One Thousand Scents

Friday, June 06, 2008

30 Demeters in 30 Days: Day 6, Tiramisù

Some of Demeter's bake-shop scents are really, strangely off the mark: their Scottish Shortbread doesn't smell like anything I'd ever want to put in my mouth. I keep trying it to see if maybe I'm doing it wrong, but every time, it smells weird: not spoiled or off, but peculiar, most definitely artificial, nearly petrochemical, and not at all like the real thing, which smells only of its ingredients, baked: wheat flour, cornstarch, butter, and sugar. (The cornstarch is heretical to some, sacrosanct to others. I think it's not really shortbread if it doesn't have the cornstarch to give it that fragile, crumbly texture.) It's a very distinctive smell, and it would be a nice thing to smell like, but this isn't it. (Demeter has a no-questions-asked money-back guarantee, but I haven't bothered to even try to send this back, because it's just the one bottle, and it's not worth the cost of shipping it. I figure even if I get one or two duds, at that price--$5 a pop--I'm still getting a great deal.) Scottish Shortbread smells like no food on Earth, though it has some foody qualities, one of which is a bizarre sort of fake-coconut undertone that's also present in some of their other food scents.
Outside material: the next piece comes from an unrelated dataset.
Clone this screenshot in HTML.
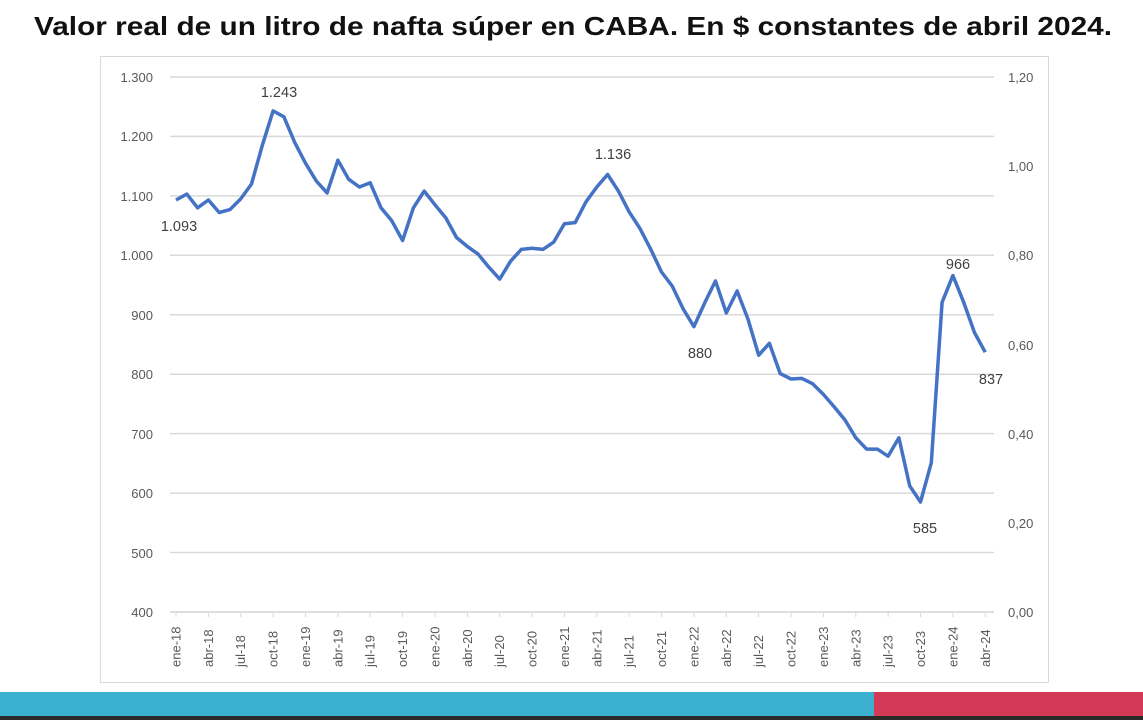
<!DOCTYPE html>
<html><head><meta charset="utf-8"><style>
html,body{margin:0;padding:0;background:#fff;}
body{width:1143px;height:720px;overflow:hidden;position:relative;font-family:"Liberation Sans",sans-serif;}
</style></head><body>
<svg width="1143" height="720" xmlns="http://www.w3.org/2000/svg" style="position:absolute;left:0;top:0">
<text x="573" y="35" text-anchor="middle" font-family="Liberation Sans, sans-serif" font-weight="bold" font-size="26" fill="#111" textLength="1078" lengthAdjust="spacingAndGlyphs">Valor real de un litro de nafta súper en CABA. En $ constantes de abril 2024.</text>
<rect x="100.5" y="56.5" width="948" height="626" fill="#fff" stroke="#d9d9d9" stroke-width="1"/>
<g stroke="#d9d9d9" stroke-width="1.5">
<line x1="170" x2="994" y1="77" y2="77"/><line x1="170" x2="994" y1="136.4" y2="136.4"/>
<line x1="170" x2="994" y1="195.9" y2="195.9"/><line x1="170" x2="994" y1="255.3" y2="255.3"/>
<line x1="170" x2="994" y1="314.8" y2="314.8"/><line x1="170" x2="994" y1="374.2" y2="374.2"/>
<line x1="170" x2="994" y1="433.6" y2="433.6"/><line x1="170" x2="994" y1="493.1" y2="493.1"/>
<line x1="170" x2="994" y1="552.5" y2="552.5"/><line x1="170" x2="994" y1="612" y2="612"/>
</g>
<g font-size="13" fill="#595959" text-anchor="end">
<text x="153" y="82">1.300</text><text x="153" y="141">1.200</text><text x="153" y="201">1.100</text>
<text x="153" y="260">1.000</text><text x="153" y="320">900</text><text x="153" y="379">800</text>
<text x="153" y="439">700</text><text x="153" y="498">600</text><text x="153" y="558">500</text><text x="153" y="617">400</text>
</g>
<g font-size="13" fill="#595959">
<text x="1008" y="82">1,20</text><text x="1008" y="171">1,00</text><text x="1008" y="260">0,80</text>
<text x="1008" y="350">0,60</text><text x="1008" y="439">0,40</text><text x="1008" y="528">0,20</text><text x="1008" y="617">0,00</text>
</g>
<g id="xl" font-size="13" fill="#595959"></g>
<polyline id="ln" fill="none" stroke="#4472c4" stroke-width="3.5" stroke-linejoin="round" points=""/>
<g font-size="14.5" fill="#404040" text-anchor="middle">
<text x="179" y="231">1.093</text><text x="279" y="97">1.243</text><text x="613" y="159">1.136</text>
<text x="700" y="358">880</text><text x="925" y="533">585</text><text x="958" y="269">966</text><text x="991" y="384">837</text>
</g>
<rect x="0" y="692" width="874" height="24" fill="#3cb1cf"/>
<rect x="874" y="692" width="269" height="24" fill="#d23a56"/>
<rect x="0" y="716" width="1143" height="4" fill="#2a2a2a"/>
</svg>
<script>
var v=[1093,1103,1080,1093,1072,1077,1095,1120,1185,1243,1233,1190,1155,1125,1105,1160,1128,1115,1122,1080,1058,1025,1080,1108,1085,1063,1030,1015,1002,980,960,990,1010,1012,1010,1022,1053,1055,1090,1115,1136,1108,1073,1045,1010,972,948,910,880,920,957,903,940,893,832,852,801,792,793,784,766,745,723,693,674,674,662,693,612,585,651,921,966,921,870,837];
function X(i){return 176+10.79*i;}function Y(val){return 77+(1300-val)*0.5944;}
var p=v.map(function(a,i){return X(i).toFixed(1)+","+Y(a).toFixed(1)}).join(" ");
document.getElementById("ln").setAttribute("points",p);
var m=["ene","abr","jul","oct"],g=document.getElementById("xl"),s="";
s+='<line x1="170" x2="994" y1="612" y2="612" stroke="#d9d9d9" stroke-width="1.5"/>';
for(var i=0;i<76;i+=3){var yr=18+Math.floor(i/12);var lb=m[(i%12)/3]+"-"+yr;var x=X(i);
s+='<line x1="'+x+'" x2="'+x+'" y1="612" y2="617" stroke="#d9d9d9"/>';
s+='<text transform="translate('+(x+4.5)+',667) rotate(-90)">'+lb+'</text>';}
g.innerHTML=s;
</script>
</body></html>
One of them is their Tiramisù, which nevertheless is probably the second-best of the bakery scents I've tried so far (let's see: Angel Food Cake, Sugar Cookie, Croquembouche, Brownie, Chocolate Chip Cookie, and Graham Cracker, though I might be missing a couple). If you ignore that faux-coconutty element, which doesn't belong in tiramisù and isn't strong anyway, you have something really delicious: sweet pastry saturated with coffee.

Tiramisù the dessert is ladyfingers dunked in espresso, then layered with a pastry cream made with zabaglione (an egg-yolk custard) and mascarpone cheese, all topped with cocoa powder. (The name sounds, I don't know, Japanese or something, but it's Italian for "pick me up". With all those Italian ingredients, it had better be Italian.) Tiramisù the Demeter scent is sweet and thick, with the baked-goods quality that's missing from Scottish Shortbread, and an enormous quantity of strong coffee, the bitterness of which cuts through the sweetness in an extremely agreeable way.

As it evolves, the coffee fades pretty quickly, leaving a vanilla-flecked cookie/cake smell of indefinable origin. This lasts quite a while, much longer than most Demeters: I can still detect it, though lightly, three to four hours later. For a Demeter scent, that's heroically long-lasting.